Unfortunately, the result is still pretty dry. It is perhaps a compliment to say that Mr. Tyerman has no literary instinct — that he continually disrupts the momentum of his narrative, refuses to highlight dramatic episodes and characters, and writes a dogged prose whose only flamboyant quality is an odd fondness for the word "fissiparous."All this represents a kind of integrity, a refusal to dress up a complicated story for mass consumption. At the same time, it also undermines Mr. Tyerman's claim to be offering a decisively new account of the Crusades. The novelty, which is all but invisible to lay readers, resides not in bold concepts, but in a running Pyrrhic combat with received interpretations, which Mr. Tyerman disputes without replacing.

The result is that "God's War" offers a good deal less pleasure than information; but the information is still well worth having.

Posted by Orrin Judd at December 13, 2006 10:14 AM

I would like to read something about the Crusades, but not a weighty boring history book, a roman a clef aka a trashy novel. Any suggestions?

I picked up Zoe Oldenbourg's "The Crusaders" at the library (it was shelved with the fiction which I thought was a neat editorial statement by the librarian), but I stopped reading by p. 25 for fear of apoplexy setting in.

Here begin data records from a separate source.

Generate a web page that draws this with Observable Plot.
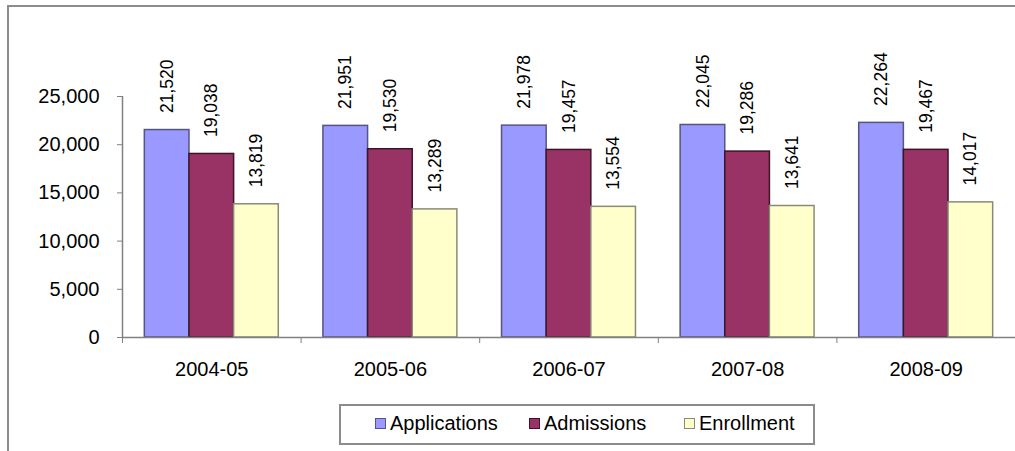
<!DOCTYPE html>
<html>
<head>
<meta charset="utf-8">
<script src="https://cdn.jsdelivr.net/npm/d3@7"></script>
<script src="https://cdn.jsdelivr.net/npm/@observablehq/plot@0.6"></script>
<style>
  html, body { margin: 0; padding: 0; background: #fff; }
  body { width: 1015px; height: 451px; position: relative; overflow: hidden; font-family: "Liberation Sans", Arial, sans-serif; }
  #frame { position: absolute; left: 7px; top: 5px; width: 1020px; height: 460px; border-top: 2px solid #8c8c8c; border-left: 2px solid #8c8c8c; }
  #chart { position: absolute; left: 0; top: 0; }
  #legend { position: absolute; left: 339px; top: 404px; width: 472px; height: 37px; border: 2px solid #8c8c8c; background: #fff; font-size: 20px; }
  .item { position: absolute; top: 6px; display: flex; align-items: center; white-space: nowrap; }
  .sw { width: 9px; height: 9px; border: 1.5px solid #555; margin-right: 4px; }
</style>
</head>
<body>
<div id="frame"></div>
<div id="chart"></div>
<div id="legend"></div>
<script>
const years = ["2004-05", "2005-06", "2006-07", "2007-08", "2008-09"];
const series = ["Applications", "Admissions", "Enrollment"];
const applications = [21520, 21951, 21978, 22045, 22264];
const admissions = [19038, 19530, 19457, 19286, 19467];
const enrollment = [13819, 13289, 13554, 13641, 14017];
const yTicks = [0, 5000, 10000, 15000, 20000, 25000];

const fills = ["#9999ff", "#993366", "#ffffcc"];
const strokes = ["#55557f", "#3d1528", "#8a8a78"];
const values = [applications, admissions, enrollment];

const rows = [];
years.forEach((year, i) => {
  series.forEach((s, k) => {
    rows.push({year, i, series: s, k, value: values[k][i]});
  });
});

const groupWidth = 0.75;
const barW = groupWidth / series.length;
const x1 = d => d.i - groupWidth / 2 + barW * d.k;
const x2 = d => x1(d) + barW;
const xc = d => x1(d) + barW / 2;
const fmt = d3.format(",");

const chart = Plot.plot({
  width: 1015,
  height: 395,
  marginLeft: 122,
  marginRight: 0,
  marginTop: 96,
  marginBottom: 58,
  style: {fontFamily: "'Liberation Sans', Arial, sans-serif", background: "transparent"},
  x: {domain: [-0.5, years.length - 0.5], axis: null},
  y: {domain: [0, 25000], axis: null},
  marks: [
    Plot.rectY(rows, {x1, x2, y1: 0, y2: "value", fill: d => fills[d.k], stroke: d => strokes[d.k], strokeWidth: 1.5}),
    Plot.ruleY([0], {stroke: "#808080", strokeWidth: 1.5}),
    Plot.ruleX([-0.5], {y1: 0, y2: 25000, stroke: "#808080", strokeWidth: 1.5}),
    Plot.axisY({ticks: yTicks, tickFormat: fmt, tickSize: 5, tickPadding: 18, fontSize: 20, stroke: "#808080", fill: "#000", label: null}),
    Plot.axisX({ticks: d3.range(-0.5, years.length, 1), tickFormat: () => "", tickSize: 6, stroke: "#808080", label: null}),
    Plot.axisX({ticks: d3.range(years.length), tickFormat: i => years[i], tickSize: 0, tickPadding: 24, fontSize: 20, fill: "#000", label: null}),
    Plot.text(rows, {x: xc, y: "value", text: d => fmt(d.value), rotate: -90, textAnchor: "start", lineAnchor: "middle", dy: -17, fontSize: 17.5, fill: "#000"})
  ]
});
document.getElementById("chart").appendChild(chart);

// legend
const legend = document.getElementById("legend");
const lefts = [34, 188, 343];
series.forEach((s, k) => {
  const it = document.createElement("div");
  it.className = "item";
  it.style.left = lefts[k] + "px";
  const sw = document.createElement("span");
  sw.className = "sw";
  sw.style.background = fills[k];
  sw.style.borderColor = strokes[k];
  const t = document.createElement("span");
  t.textContent = s;
  it.appendChild(sw);
  it.appendChild(t);
  legend.appendChild(it);
});
</script>
</body>
</html>
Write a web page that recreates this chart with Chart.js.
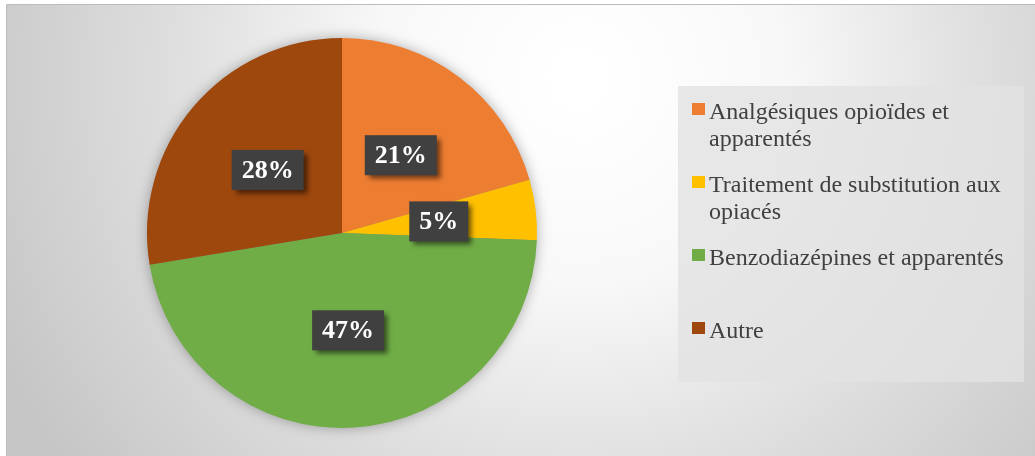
<!DOCTYPE html>
<html>
<head>
<meta charset="utf-8">
<script src="https://cdn.jsdelivr.net/npm/chart.js@4"></script>
<style>
  html, body { margin: 0; padding: 0; background: #fff; }
  #wrap { width: 1035px; height: 456px; }
</style>
</head>
<body>
<div id="wrap"><canvas id="pie"></canvas></div>
<script>
// values (slice angles), labels shown as rounded percents
const categories = [
    'Analgésiques opioïdes et apparentés',
    'Traitement de substitution aux opiacés',
    'Benzodiazépines et apparentés',
    'Autre'
];
const shares = [20.6, 5.0, 46.8, 27.6];
const sliceColors = ['#ED7D31', '#FFC000', '#70AD47', '#9E480E'];

const backdrop = {
    id: 'backdrop',
    beforeDraw(chart) {
        const ctx = chart.ctx;
        const w = chart.width, h = chart.height;
        ctx.save();
        ctx.fillStyle = '#ffffff';
        ctx.fillRect(0, 0, w, h);
        const g = ctx.createRadialGradient(580, 80, 20, 580, 80, 640);
        g.addColorStop(0, '#ffffff');
        g.addColorStop(0.3, '#f8f8f8');
        g.addColorStop(0.6, '#e0e0e0');
        g.addColorStop(1, '#c6c6c6');
        ctx.fillStyle = g;
        ctx.fillRect(6, 5, w - 6, h - 5);
        ctx.strokeStyle = '#bcbcbc';
        ctx.lineWidth = 1;
        ctx.beginPath();
        ctx.moveTo(6.5, h);
        ctx.lineTo(6.5, 4.5);
        ctx.lineTo(w, 4.5);
        ctx.stroke();
        ctx.restore();
    },
    beforeDatasetsDraw(chart) {
        // soft shadow round the whole pie
        const arc = chart.getDatasetMeta(0).data[0];
        if (!arc) return;
        const ctx = chart.ctx;
        ctx.save();
        ctx.shadowColor = 'rgba(0,0,0,0.35)';
        ctx.shadowBlur = 14;
        ctx.fillStyle = '#888';
        ctx.beginPath();
        ctx.arc(arc.x, arc.y, arc.outerRadius - 1, 0, Math.PI * 2);
        ctx.fill();
        ctx.restore();
    }
};

const sliceLabels = {
    id: 'sliceLabels',
    afterDatasetsDraw(chart) {
        const ctx = chart.ctx;
        const vals = chart.data.datasets[0].data;
        const total = vals.reduce((a, b) => a + b, 0);
        ctx.save();
        ctx.font = 'bold 26px "Liberation Serif", "Times New Roman", serif';
        ctx.textAlign = 'center';
        ctx.textBaseline = 'middle';
        chart.getDatasetMeta(0).data.forEach((arc, i) => {
            const p = arc.tooltipPosition();
            const txt = Math.round(vals[i] / total * 100) + '%';
            const tw = ctx.measureText(txt).width;
            const bw = tw + 20, bh = 40;
            ctx.save();
            ctx.shadowColor = 'rgba(0,0,0,0.55)';
            ctx.shadowBlur = 5;
            ctx.shadowOffsetX = 4;
            ctx.shadowOffsetY = 4;
            ctx.fillStyle = '#404040';
            ctx.fillRect(p.x - bw / 2, p.y - bh / 2, bw, bh);
            ctx.restore();
            ctx.fillStyle = '#ffffff';
            ctx.fillText(txt, p.x, p.y + 1);
        });
        ctx.restore();
    }
};

const sideLegend = {
    id: 'sideLegend',
    afterDraw(chart) {
        const ctx = chart.ctx;
        const labels = chart.data.labels;
        const colors = chart.data.datasets[0].backgroundColor;
        ctx.save();
        ctx.fillStyle = 'rgba(226,226,226,0.8)';
        ctx.fillRect(678, 86, 346, 296);
        ctx.font = '24px "Liberation Serif", "Times New Roman", serif';
        ctx.textBaseline = 'alphabetic';
        ctx.textAlign = 'left';
        const maxW = 305;
        labels.forEach((label, i) => {
            const base = 119 + i * 73;
            ctx.fillStyle = colors[i];
            ctx.fillRect(692, base - 16, 13, 12);
            // word wrap
            const words = label.split(' ');
            const lines = [];
            let cur = '';
            words.forEach(wd => {
                const test = cur ? cur + ' ' + wd : wd;
                if (ctx.measureText(test).width > maxW && cur) {
                    lines.push(cur);
                    cur = wd;
                } else {
                    cur = test;
                }
            });
            lines.push(cur);
            ctx.fillStyle = '#404040';
            lines.forEach((ln, k) => ctx.fillText(ln, 709, base + k * 27));
        });
        ctx.restore();
    }
};

new Chart(document.getElementById('pie'), {
    type: 'pie',
    data: {
        labels: categories,
        datasets: [{
            data: shares,
            backgroundColor: sliceColors,
            borderWidth: 0
        }]
    },
    options: {
        responsive: true,
        maintainAspectRatio: false,
        animation: false,
        layout: {
            padding: { left: 147, right: 498, top: 38, bottom: 28 }
        },
        plugins: {
            legend: { display: false },
            tooltip: { enabled: false }
        }
    },
    plugins: [backdrop, sliceLabels, sideLegend]
});
</script>
</body>
</html>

Posted by: erp at December 13, 2006 3:55 PM

Evan Connell, Deus lo Volt

Posted by: oj at December 13, 2006 3:56 PM

erp: Deus Lo Volt is written as if it a chronicle of the times, but it's way over-the-top and has an obvious modern detached irony to it. I found it pretty much unreadable.

Posted by: b at December 13, 2006 4:18 PM

This is what I love about this blog. Anybody like to weigh and break the tie?